What the task asks: Would you write out the listing verbatim and skip every picture in it?

--- START Data shown ---

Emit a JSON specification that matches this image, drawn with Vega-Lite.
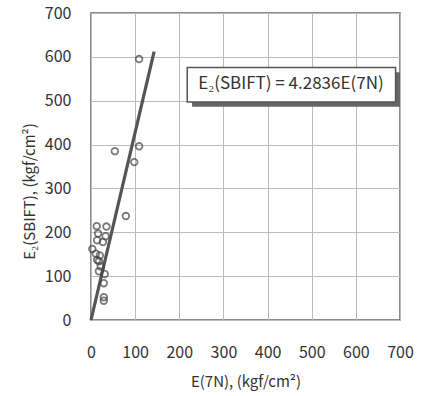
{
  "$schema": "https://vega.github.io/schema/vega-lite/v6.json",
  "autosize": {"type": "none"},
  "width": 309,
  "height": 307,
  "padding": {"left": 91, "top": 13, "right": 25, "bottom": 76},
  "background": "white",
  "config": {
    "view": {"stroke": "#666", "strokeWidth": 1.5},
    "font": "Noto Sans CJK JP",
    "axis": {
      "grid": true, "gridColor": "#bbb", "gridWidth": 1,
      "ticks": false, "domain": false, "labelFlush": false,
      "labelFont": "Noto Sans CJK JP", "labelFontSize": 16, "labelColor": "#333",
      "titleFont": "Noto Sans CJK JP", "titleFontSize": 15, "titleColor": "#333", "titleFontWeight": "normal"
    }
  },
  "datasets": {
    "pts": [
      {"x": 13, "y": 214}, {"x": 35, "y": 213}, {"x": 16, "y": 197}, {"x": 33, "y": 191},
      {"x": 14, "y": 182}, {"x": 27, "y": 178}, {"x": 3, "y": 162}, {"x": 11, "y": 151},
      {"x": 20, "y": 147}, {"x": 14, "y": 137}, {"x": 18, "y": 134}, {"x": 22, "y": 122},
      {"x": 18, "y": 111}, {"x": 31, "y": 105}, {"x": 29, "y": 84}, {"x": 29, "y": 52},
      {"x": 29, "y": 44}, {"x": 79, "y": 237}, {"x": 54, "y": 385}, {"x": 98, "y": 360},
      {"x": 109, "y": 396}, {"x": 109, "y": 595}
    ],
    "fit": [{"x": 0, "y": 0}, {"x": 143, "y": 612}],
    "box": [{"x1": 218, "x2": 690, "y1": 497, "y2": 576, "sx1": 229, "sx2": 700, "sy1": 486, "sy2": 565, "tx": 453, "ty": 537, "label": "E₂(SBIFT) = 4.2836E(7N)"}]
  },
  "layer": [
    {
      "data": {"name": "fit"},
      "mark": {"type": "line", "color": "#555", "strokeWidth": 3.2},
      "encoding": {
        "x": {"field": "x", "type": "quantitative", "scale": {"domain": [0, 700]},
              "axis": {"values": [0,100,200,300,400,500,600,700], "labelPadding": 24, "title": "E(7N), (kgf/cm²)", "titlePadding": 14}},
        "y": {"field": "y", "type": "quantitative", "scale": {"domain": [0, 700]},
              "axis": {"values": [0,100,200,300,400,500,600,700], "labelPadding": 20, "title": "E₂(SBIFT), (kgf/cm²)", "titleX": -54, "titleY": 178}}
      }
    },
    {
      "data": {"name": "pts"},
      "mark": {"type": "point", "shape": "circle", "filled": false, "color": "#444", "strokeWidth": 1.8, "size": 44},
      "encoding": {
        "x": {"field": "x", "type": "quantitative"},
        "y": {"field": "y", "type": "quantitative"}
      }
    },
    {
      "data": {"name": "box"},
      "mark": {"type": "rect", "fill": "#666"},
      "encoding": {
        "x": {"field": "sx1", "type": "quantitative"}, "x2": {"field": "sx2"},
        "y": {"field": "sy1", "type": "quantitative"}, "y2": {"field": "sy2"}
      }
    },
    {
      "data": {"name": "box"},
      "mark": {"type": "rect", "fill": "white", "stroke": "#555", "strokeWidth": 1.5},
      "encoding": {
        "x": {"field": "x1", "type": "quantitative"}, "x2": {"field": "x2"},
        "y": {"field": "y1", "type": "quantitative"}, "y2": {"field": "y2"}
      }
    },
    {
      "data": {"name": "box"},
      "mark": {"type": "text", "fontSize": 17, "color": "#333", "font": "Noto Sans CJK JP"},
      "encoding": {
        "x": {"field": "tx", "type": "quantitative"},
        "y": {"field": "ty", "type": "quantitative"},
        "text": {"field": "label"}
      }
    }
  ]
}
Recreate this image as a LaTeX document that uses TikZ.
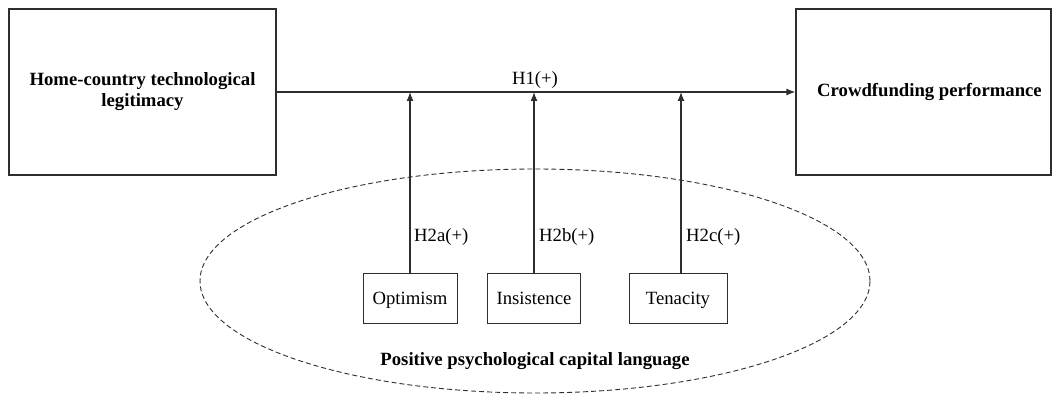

--- END Data shown ---

Reply:
Emit a JSON specification that matches this image, drawn with Vega-Lite.
{
  "$schema": "https://vega.github.io/schema/vega-lite/v6.json",
  "autosize": {"type": "none"},
  "width": 309,
  "height": 307,
  "padding": {"left": 91, "top": 13, "right": 25, "bottom": 76},
  "background": "white",
  "config": {
    "view": {"stroke": "#666", "strokeWidth": 1.5},
    "font": "Noto Sans CJK JP",
    "axis": {
      "grid": true, "gridColor": "#bbb", "gridWidth": 1,
      "ticks": false, "domain": false, "labelFlush": false,
      "labelFont": "Noto Sans CJK JP", "labelFontSize": 16, "labelColor": "#333",
      "titleFont": "Noto Sans CJK JP", "titleFontSize": 15, "titleColor": "#333", "titleFontWeight": "normal"
    }
  },
  "datasets": {
    "pts": [
      {"x": 13, "y": 214}, {"x": 35, "y": 213}, {"x": 16, "y": 197}, {"x": 33, "y": 191},
      {"x": 14, "y": 182}, {"x": 27, "y": 178}, {"x": 3, "y": 162}, {"x": 11, "y": 151},
      {"x": 20, "y": 147}, {"x": 14, "y": 137}, {"x": 18, "y": 134}, {"x": 22, "y": 122},
      {"x": 18, "y": 111}, {"x": 31, "y": 105}, {"x": 29, "y": 84}, {"x": 29, "y": 52},
      {"x": 29, "y": 44}, {"x": 79, "y": 237}, {"x": 54, "y": 385}, {"x": 98, "y": 360},
      {"x": 109, "y": 396}, {"x": 109, "y": 595}
    ],
    "fit": [{"x": 0, "y": 0}, {"x": 143, "y": 612}],
    "box": [{"x1": 218, "x2": 690, "y1": 497, "y2": 576, "sx1": 229, "sx2": 700, "sy1": 486, "sy2": 565, "tx": 453, "ty": 537, "label": "E₂(SBIFT) = 4.2836E(7N)"}]
  },
  "layer": [
    {
      "data": {"name": "fit"},
      "mark": {"type": "line", "color": "#555", "strokeWidth": 3.2},
      "encoding": {
        "x": {"field": "x", "type": "quantitative", "scale": {"domain": [0, 700]},
              "axis": {"values": [0,100,200,300,400,500,600,700], "labelPadding": 24, "title": "E(7N), (kgf/cm²)", "titlePadding": 14}},
        "y": {"field": "y", "type": "quantitative", "scale": {"domain": [0, 700]},
              "axis": {"values": [0,100,200,300,400,500,600,700], "labelPadding": 20, "title": "E₂(SBIFT), (kgf/cm²)", "titleX": -54, "titleY": 178}}
      }
    },
    {
      "data": {"name": "pts"},
      "mark": {"type": "point", "shape": "circle", "filled": false, "color": "#444", "strokeWidth": 1.8, "size": 44},
      "encoding": {
        "x": {"field": "x", "type": "quantitative"},
        "y": {"field": "y", "type": "quantitative"}
      }
    },
    {
      "data": {"name": "box"},
      "mark": {"type": "rect", "fill": "#666"},
      "encoding": {
        "x": {"field": "sx1", "type": "quantitative"}, "x2": {"field": "sx2"},
        "y": {"field": "sy1", "type": "quantitative"}, "y2": {"field": "sy2"}
      }
    },
    {
      "data": {"name": "box"},
      "mark": {"type": "rect", "fill": "white", "stroke": "#555", "strokeWidth": 1.5},
      "encoding": {
        "x": {"field": "x1", "type": "quantitative"}, "x2": {"field": "x2"},
        "y": {"field": "y1", "type": "quantitative"}, "y2": {"field": "y2"}
      }
    },
    {
      "data": {"name": "box"},
      "mark": {"type": "text", "fontSize": 17, "color": "#333", "font": "Noto Sans CJK JP"},
      "encoding": {
        "x": {"field": "tx", "type": "quantitative"},
        "y": {"field": "ty", "type": "quantitative"},
        "text": {"field": "label"}
      }
    }
  ]
}
Recreate this image as a LaTeX document that uses TikZ.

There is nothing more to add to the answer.